Chinese physiologist

Tsang-gi Ni (倪章祺; 1891–1965), also known as Fichen Ni (倪维城 (倪維城)), was a noted Chinese physiologist during the first fifty years of the 20th century.

== Early life ==
Ni was born on August 6, 1891, in Sonlin (双林), Zhejiang Province, China.

== Study in the U.S. ==
By 1919, Tsang-gi Ni had received his Master of Science and worked towards his doctorate degree with Professor Warren P. Lombard. He was also a member of the Cosmopolitan Club and Chinese Student Club. Tsang-gi Ni's graduate studies at the University of Michigan Medical School lasted until 1922, when he was awarded a degree of Doctor of Science. His doctoral dissertation, The Active Response of Capillaries of Frogs, Tadpoles, Fish, Bats and Men to Various Forms of Excitation, was published in the American Journal of Physiology that same year.

Following his graduation, Tsang-gi Ni was offered a fellowship at the Hsiang-Ya Medical College (湘雅医学院), but since he wanted more experiences in the U.S., he declined their offer. Instead, he focused on his post-doctoral study at the University of Minnesota in Minneapolis from 1922 until 1923 and then worked as a research fellow at Harvard Medical School until 1924.

== Return to China ==
When T.G. Ni returned to China in 1924, he started to work at the Peking Union Medical College (PUMC) alongside a pioneer of Chinese physiology, Robert Kho-seng Lim. Ni then became one of the founding members of the Chinese Physiological Society, which was established on February 27, 1926. He was also a member of the Chinese Medical Association, the Chinese Medico-Pharmaceutical Association (中华医药学会), and the Science Society of China.
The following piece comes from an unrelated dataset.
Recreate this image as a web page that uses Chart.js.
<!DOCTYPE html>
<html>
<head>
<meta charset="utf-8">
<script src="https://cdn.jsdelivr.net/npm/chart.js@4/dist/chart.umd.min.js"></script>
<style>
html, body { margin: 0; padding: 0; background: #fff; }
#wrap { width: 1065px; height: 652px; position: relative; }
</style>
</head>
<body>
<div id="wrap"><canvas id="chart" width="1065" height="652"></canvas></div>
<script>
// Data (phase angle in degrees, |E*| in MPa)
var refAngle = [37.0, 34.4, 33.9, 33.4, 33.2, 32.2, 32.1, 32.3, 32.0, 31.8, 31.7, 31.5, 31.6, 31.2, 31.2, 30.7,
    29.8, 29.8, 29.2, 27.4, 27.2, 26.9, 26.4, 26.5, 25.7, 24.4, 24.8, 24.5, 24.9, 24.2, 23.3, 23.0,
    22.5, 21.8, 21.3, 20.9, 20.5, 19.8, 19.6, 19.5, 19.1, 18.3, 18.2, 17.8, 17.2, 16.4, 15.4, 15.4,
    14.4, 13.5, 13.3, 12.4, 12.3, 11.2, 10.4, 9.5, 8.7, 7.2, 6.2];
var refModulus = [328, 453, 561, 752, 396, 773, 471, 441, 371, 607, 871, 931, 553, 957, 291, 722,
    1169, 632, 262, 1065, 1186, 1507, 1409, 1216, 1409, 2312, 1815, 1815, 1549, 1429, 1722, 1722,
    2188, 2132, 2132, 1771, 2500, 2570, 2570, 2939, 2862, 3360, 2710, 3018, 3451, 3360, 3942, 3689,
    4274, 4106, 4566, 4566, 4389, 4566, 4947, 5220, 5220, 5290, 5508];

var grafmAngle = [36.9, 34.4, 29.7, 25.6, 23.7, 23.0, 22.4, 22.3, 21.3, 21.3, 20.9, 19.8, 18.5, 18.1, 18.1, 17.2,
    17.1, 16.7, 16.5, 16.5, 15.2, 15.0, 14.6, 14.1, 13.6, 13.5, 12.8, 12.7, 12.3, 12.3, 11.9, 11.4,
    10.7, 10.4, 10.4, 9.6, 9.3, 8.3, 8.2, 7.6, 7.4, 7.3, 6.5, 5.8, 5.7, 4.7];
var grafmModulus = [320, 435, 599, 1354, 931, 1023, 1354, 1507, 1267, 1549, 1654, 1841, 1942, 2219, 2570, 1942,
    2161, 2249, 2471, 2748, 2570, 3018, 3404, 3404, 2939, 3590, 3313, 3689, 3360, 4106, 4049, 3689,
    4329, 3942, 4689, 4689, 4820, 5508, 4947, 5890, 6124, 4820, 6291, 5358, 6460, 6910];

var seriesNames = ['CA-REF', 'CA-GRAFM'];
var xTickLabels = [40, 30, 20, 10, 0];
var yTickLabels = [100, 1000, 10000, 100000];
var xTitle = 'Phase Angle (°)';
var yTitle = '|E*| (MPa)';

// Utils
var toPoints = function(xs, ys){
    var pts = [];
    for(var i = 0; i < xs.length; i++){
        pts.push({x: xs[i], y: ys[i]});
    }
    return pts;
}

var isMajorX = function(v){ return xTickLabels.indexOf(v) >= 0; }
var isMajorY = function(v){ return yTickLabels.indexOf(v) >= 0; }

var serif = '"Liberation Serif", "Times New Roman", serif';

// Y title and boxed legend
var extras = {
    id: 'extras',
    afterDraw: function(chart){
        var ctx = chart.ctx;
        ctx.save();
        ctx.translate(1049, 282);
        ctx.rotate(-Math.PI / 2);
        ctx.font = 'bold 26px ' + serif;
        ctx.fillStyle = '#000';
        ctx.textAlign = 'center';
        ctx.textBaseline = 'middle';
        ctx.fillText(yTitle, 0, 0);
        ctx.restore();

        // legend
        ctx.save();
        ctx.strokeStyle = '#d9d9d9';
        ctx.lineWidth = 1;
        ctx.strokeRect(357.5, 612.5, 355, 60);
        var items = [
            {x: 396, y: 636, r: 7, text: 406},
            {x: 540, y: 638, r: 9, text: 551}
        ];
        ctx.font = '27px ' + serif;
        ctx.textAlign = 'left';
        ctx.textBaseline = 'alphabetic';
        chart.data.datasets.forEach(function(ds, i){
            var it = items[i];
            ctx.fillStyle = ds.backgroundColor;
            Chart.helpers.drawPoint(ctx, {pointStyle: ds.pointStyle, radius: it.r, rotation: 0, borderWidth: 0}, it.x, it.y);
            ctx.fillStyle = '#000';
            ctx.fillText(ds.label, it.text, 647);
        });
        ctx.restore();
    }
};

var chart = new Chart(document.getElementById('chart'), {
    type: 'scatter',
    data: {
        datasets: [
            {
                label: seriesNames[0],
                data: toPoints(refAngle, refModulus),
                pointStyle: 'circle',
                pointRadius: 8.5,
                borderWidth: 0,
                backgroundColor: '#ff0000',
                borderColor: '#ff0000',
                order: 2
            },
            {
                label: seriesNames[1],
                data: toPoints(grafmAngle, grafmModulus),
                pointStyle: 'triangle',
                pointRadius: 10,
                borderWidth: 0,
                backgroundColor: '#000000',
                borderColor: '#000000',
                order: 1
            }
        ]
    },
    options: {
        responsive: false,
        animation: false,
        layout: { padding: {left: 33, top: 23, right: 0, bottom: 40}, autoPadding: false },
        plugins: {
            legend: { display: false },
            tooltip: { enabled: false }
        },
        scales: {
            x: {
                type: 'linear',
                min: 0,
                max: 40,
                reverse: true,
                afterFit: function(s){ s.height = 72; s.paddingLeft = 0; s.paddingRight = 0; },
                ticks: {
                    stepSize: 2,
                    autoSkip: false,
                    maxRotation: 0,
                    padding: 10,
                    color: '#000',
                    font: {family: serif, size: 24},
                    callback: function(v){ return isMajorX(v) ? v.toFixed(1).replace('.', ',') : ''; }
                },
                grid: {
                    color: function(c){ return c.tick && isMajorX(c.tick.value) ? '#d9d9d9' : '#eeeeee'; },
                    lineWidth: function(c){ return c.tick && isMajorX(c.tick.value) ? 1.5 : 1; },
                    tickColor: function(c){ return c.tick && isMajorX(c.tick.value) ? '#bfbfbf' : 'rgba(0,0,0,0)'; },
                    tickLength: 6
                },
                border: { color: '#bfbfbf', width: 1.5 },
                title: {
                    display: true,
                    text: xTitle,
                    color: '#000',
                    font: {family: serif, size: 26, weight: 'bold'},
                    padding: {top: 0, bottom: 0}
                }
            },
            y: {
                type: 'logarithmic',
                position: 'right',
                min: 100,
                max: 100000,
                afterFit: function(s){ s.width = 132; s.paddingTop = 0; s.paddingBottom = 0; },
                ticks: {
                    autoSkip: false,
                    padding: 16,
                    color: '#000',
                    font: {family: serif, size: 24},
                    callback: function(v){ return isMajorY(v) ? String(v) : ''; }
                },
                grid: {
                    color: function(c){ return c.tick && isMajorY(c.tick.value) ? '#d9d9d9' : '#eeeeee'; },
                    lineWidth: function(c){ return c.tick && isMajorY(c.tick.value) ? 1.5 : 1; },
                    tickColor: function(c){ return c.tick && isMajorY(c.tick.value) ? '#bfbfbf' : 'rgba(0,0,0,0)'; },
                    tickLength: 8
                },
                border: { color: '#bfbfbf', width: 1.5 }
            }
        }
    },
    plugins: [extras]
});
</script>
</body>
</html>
From 1929 to 1930, Ni also took part in research, studies, and work at the University of Rochester in the United States, Plymouth University in England, and the University of Copenhagen in Denmark, where he worked with the Danish physiologist Poul Brandt Rehberg.

When he left PUMC in 1932, Ni went to the Henry Lester Institute of Medical Research in Shanghai (上海雷士德医学研究所). In December 1941, the Institute was occupied by the Japanese and was severely damaged that it could not recover from even after the Japanese army's surrender in 1945. After Communism settled over the land in 1949, it became known as the Shanghai Industrial Institute in 1954 and later changed to Shanghai Research Institute of Food Industries (上海食品工业科学研究所).

The Chinese Academy of Sciences published The Chinese Academy of Sciences 1949–1950 National Scientist Survey, which recommended 233 experts in thirteen groups – Ni was among 45 figures in the group of physiology, alongside R.K.S. Lim and Hsien Wu.

Tsang-gi Ni retired from the Shanghai Research Institute of Food Industries in 1958 and died on March 12, 1965.